Planet Y, a Philadelphia duo consisting of Buchla Music Easel master Charles Cohen and guitarist Yanni Papadopoulos, will provide an opening set for Acid Birds on Friday night at Kung Fu Necktie. This is a very rare appearance by Planet Y, whose sole recording, 2007’s Space Station, is available in mp3 format through Thrill Jockey. Papadopoulos, well known as a founding member of Steve Albini-recorded power trio Stinking Lizaveta, spoke with Ars Nova Workshop in preparation for Friday’s show. Also be sure to check out the recent post by Pitchfork's Altered Zones about Cohen and Planet Y.

Stinking Lizaveta embrace metal and jazz. Often shoved into opposite corners of the sonic landscape, most people miss the overlap of these two categories.

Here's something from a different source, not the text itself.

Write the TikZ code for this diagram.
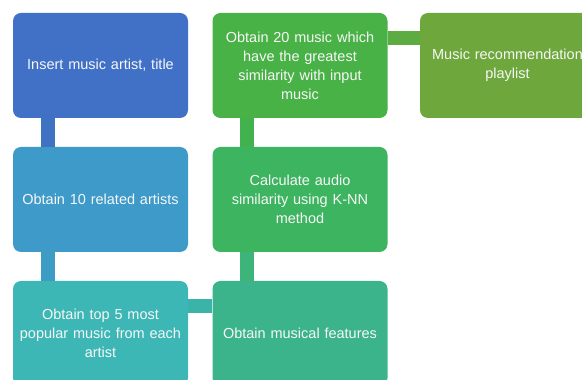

What are people missing?

Jazz and metal share a heroic quality. John Coltrane wanted to be a superman of his instrument in the jazz idiom. He destroyed jazz to recreate it. Similarly, Black Flag’s Greg Ginn aspired to be a superman of punk, and destroyed punk with Family Man. The "shredders" of jazz and metal are of the same mind, that's why Bill Laswell worked with Buckethead and Tony Williams in Arcana.

What metal record would you recommend to a jazz fan? What about a jazz record to a metal fan?

To a jazz fan I would recommend Leviathan by Mastodon; to a metal fan, Iron Path by Last Exit.

When did you meet Charles Cohen, and what was your first impression of the sounds he was making on the Buchla Music Easel?

I first met Charles at a noise festival called "Infest" at the Killtime in 1994. I thought the Music Easel perfectly expressed zen.

In Planet Y you play a dg-20 Casio digital guitar. How does this instrument compliment Charles’ Music Easel?

I send out a time code, so we are magically in synch. All our sounds are synthetic.

Planet Y released only one album, 2007’s Space Station. Are there any plans to release another?

I'd love to do another record.  It will happen.

What should new visitors to Planet Y be ready for?

Alien landscapes.

Acid Birds and Planet Y perform on Friday, February 4 at Kung Fu Necktie (1248 N. Front Street).